According to old records, Atchew or Tong Achew was the first Chinese to settle down in Calcutta (as Kolkata was then known as) in the late 18th century. He received a parcel of land from the East India Company’s Governor General Warren Hastings where he set up a sugar manufacturing plant. The plant apparently shut down some time later. But it had opened the way for more Chinese people to seek their fortune in a city then famous as the capital of the East India Company in India. A short drive away from the Temple of the Earth God and Goddess is a peculiar horseshoe-shaped grave on the banks of the Hooghly River. It is also frequented by the members of the community after their visit to the temple in Achipur.
Catch the Lion
Lion dance is one of the key attractions of the Chinese New Year. Although there is no fixed time, the dancers, accompanied by a party of drummers, go around the old Chinese quarters of Tiretta Bazar, visiting the temples and homesteads and performing impromptu dances at street corners. The colourful dragons, many in fluorescent hues, leap and jostle to the crowds’ delight. Suddenly there will be a loud cheer and a clash of drums, and you turn around to see a group of young people running ahead with a wiggling dragon held aloft by poles. The activities are not as easy as they seem. Preparations and practice take months of hard work. You may also catch some of the elderly reading a Chinese newspaper printed locally, and most are open to conversations.
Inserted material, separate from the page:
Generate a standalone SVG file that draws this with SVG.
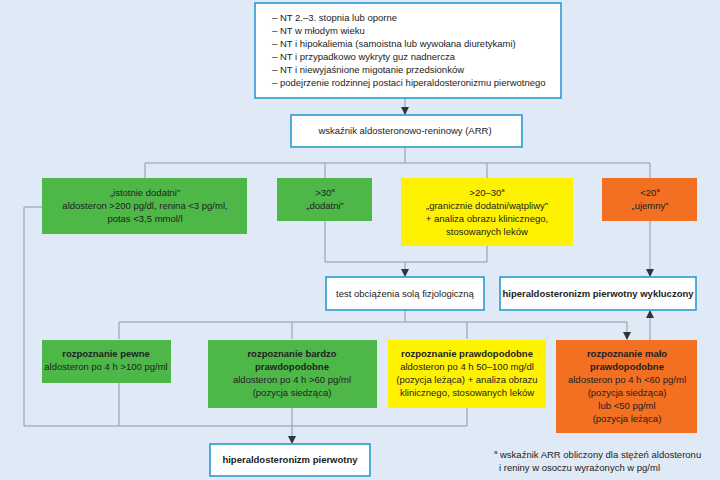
<svg xmlns="http://www.w3.org/2000/svg" width="720" height="480" viewBox="0 0 720 480">
<style>
text{font-family:"Liberation Sans",Arial,sans-serif;font-size:9.5px;fill:#222}
.c{text-anchor:middle}
.b{font-weight:bold}
.w{fill:#fff;stroke:#2a9ad2;stroke-width:1.6}
.g{fill:#4db848}.y{fill:#fff200}.o{fill:#f36f21}
.ln{fill:none;stroke:#8a99a8;stroke-width:1}
</style>
<defs><marker id="a" markerWidth="8" markerHeight="8" refX="7" refY="4" orient="auto" markerUnits="userSpaceOnUse"><path d="M0,0L8,4L0,8z" fill="#333"/></marker></defs>
<rect width="720" height="480" fill="#dfeaf6"/>
<g id="connectors" class="ln">
<path d="M405,98V114" marker-end="url(#a)"/>
<path d="M405,147V163M145,178V163H650V178M325,163V178M487,163V178"/>
<path d="M325,221V262H487V246M405,262V276" marker-end="url(#a)"/>
<path d="M650,221V276" marker-end="url(#a)"/>
<path d="M405,310V322"/>
<path d="M119,322H627"/>
<path d="M119,322V339M292,322V339M467,322V339M627,322V339" marker-end="url(#a)"/>
<path d="M650,340V311" marker-end="url(#a)"/>
<path d="M42,207H24V426H467V408M119,383V426"/>
<path d="M292,408V443" marker-end="url(#a)"/>
</g>
<g id="n-top"><rect class="w" x="255" y="3" width="306" height="95"/>
<text x="272" y="21">– NT 2.–3. stopnia lub oporne</text>
<text x="272" y="34">– NT w młodym wieku</text>
<text x="272" y="47">– NT i hipokaliemia (samoistna lub wywołana diuretykami)</text>
<text x="272" y="60">– NT i przypadkowo wykryty guz nadnercza</text>
<text x="272" y="73">– NT i niewyjaśnione migotanie przedsionków</text>
<text x="272" y="86">– podejrzenie rodzinnej postaci hiperaldosteronizmu pierwotnego</text></g>
<g id="n-arr"><rect class="w" x="291" y="115" width="231" height="32"/><text class="c" x="405" y="134">wskaźnik aldosteronowo-reninowy (ARR)</text></g>
<g id="n-g1"><rect class="g" x="42" y="178" width="205" height="56"/>
<text class="c" x="145" y="196">„istotnie dodatni”</text><text class="c" x="145" y="209">aldosteron &gt;200 pg/dl, renina &lt;3 pg/ml,</text><text class="c" x="145" y="222">potas &lt;3,5 mmol/l</text></g>
<g id="n-g2"><rect class="g" x="277" y="178" width="95" height="43"/>
<text class="c" x="325" y="196">&gt;30<tspan font-size="6" dy="-4">a</tspan></text><text class="c" x="325" y="209">„dodatni”</text></g>
<g id="n-y1"><rect class="y" x="401" y="178" width="172" height="68"/>
<text class="c" x="487" y="196">&gt;20–30<tspan font-size="6" dy="-4">a</tspan></text><text class="c" x="487" y="209">„granicznie dodatni/wątpliwy”</text><text class="c" x="487" y="222">+ analiza obrazu klinicznego,</text><text class="c" x="487" y="235">stosowanych leków</text></g>
<g id="n-o1"><rect class="o" x="602" y="178" width="95" height="43"/>
<text class="c" x="650" y="196">&lt;20<tspan font-size="6" dy="-4">a</tspan></text><text class="c" x="650" y="209">„ujemny”</text></g>
<g id="n-test"><rect class="w" x="326" y="277" width="158" height="33"/><text class="c" x="405" y="297">test obciążenia solą fizjologiczną</text></g>
<g id="n-excl"><rect class="w" x="500" y="277" width="196" height="33"/><text class="c b" x="598" y="297">hiperaldosteronizm pierwotny wykluczony</text></g>
<g id="n-r1"><rect class="g" x="42" y="340" width="129" height="43"/>
<text class="c b" x="106" y="357">rozpoznanie pewne</text><text class="c" x="106" y="370">aldosteron po 4 h &gt;100 pg/ml</text></g>
<g id="n-r2"><rect class="g" x="208" y="340" width="169" height="68"/>
<text class="c b" x="292" y="357">rozpoznanie bardzo</text><text class="c b" x="292" y="370">prawdopodobne</text><text class="c" x="292" y="383">aldosteron po 4 h &gt;60 pg/ml</text><text class="c" x="292" y="396">(pozycja siedząca)</text></g>
<g id="n-r3"><rect class="y" x="388" y="340" width="158" height="68"/>
<text class="c b" x="467" y="357">rozpoznanie prawdopodobne</text><text class="c" x="467" y="370">aldosteron po 4 h 50–100 mg/dl</text><text class="c" x="467" y="383">(pozycja leżąca) + analiza obrazu</text><text class="c" x="467" y="396">klinicznego, stosowanych leków</text></g>
<g id="n-r4"><rect class="o" x="556" y="340" width="141" height="93"/>
<text class="c b" x="627" y="357">rozpoznanie mało</text><text class="c b" x="627" y="370">prawdopodobne</text><text class="c" x="627" y="383">aldosteron po 4 h &lt;60 pg/ml</text><text class="c" x="627" y="396">(pozycja siedząca)</text><text class="c" x="627" y="409">lub &lt;50 pg/ml</text><text class="c" x="627" y="422">(pozycja leżąca)</text></g>
<g id="n-final"><rect class="w" x="210" y="444" width="160" height="32"/><text class="c b" x="290" y="463">hiperaldosteronizm  pierwotny</text></g>
<g id="note"><text x="494" y="458"><tspan font-size="6" dy="-4">a</tspan><tspan dy="4"> wskaźnik ARR obliczony dla stężeń aldosteronu</tspan></text><text x="499" y="471">i reniny w osoczu wyrażonych w pg/ml</text></g>
</svg>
Visit the traditional Chinese temples
Join the Chinese community as they visit the temples scattered in the neighbourhood. Some of the old temples located in Tiretta Bazar are Toong On (Nan King restaurant – now shut – which opened on its premises back in 1924 is said to be the first Chinese eatery in Kolkata), Sea Ip, Gee Hing, Nam Soon, Sea Voi Yune Leong Futh, and Choonghee Dong Thien Haue. Dedicated to various indigenous gods and goddesses, these temples were mostly built in the 19th century. The traditional décor, votive objects and other artefacts will tell you how the community tried to recreate their own little China Town in their adopted homeland.
Enjoy Kolkata’s version of Chinese food
Although many of the old Chinese eateries have closed down or adapted themselves to a new avatar, enjoy a meal at those which are still running. According to most records, people from different areas in China migrated to Kolkata and settled in a particular occupation. Over time, the cuisine also adapted itself to local influences. Thus evolved the typical Kolkata Chinese cuisine, and we do not mean the Indian Chinese dishes that have emerged at sundry eateries to cater to local taste. One of the popular restaurants here is Sei Vui, which was created out of a more-than-a-century-old Chinese dormitory, which would have otherwise bitten the dust. The restaurant is in the same building that houses the Yune Leong Futh Church.
Note: Many of the small restaurants may remain closed or their timings may vary. So check before going.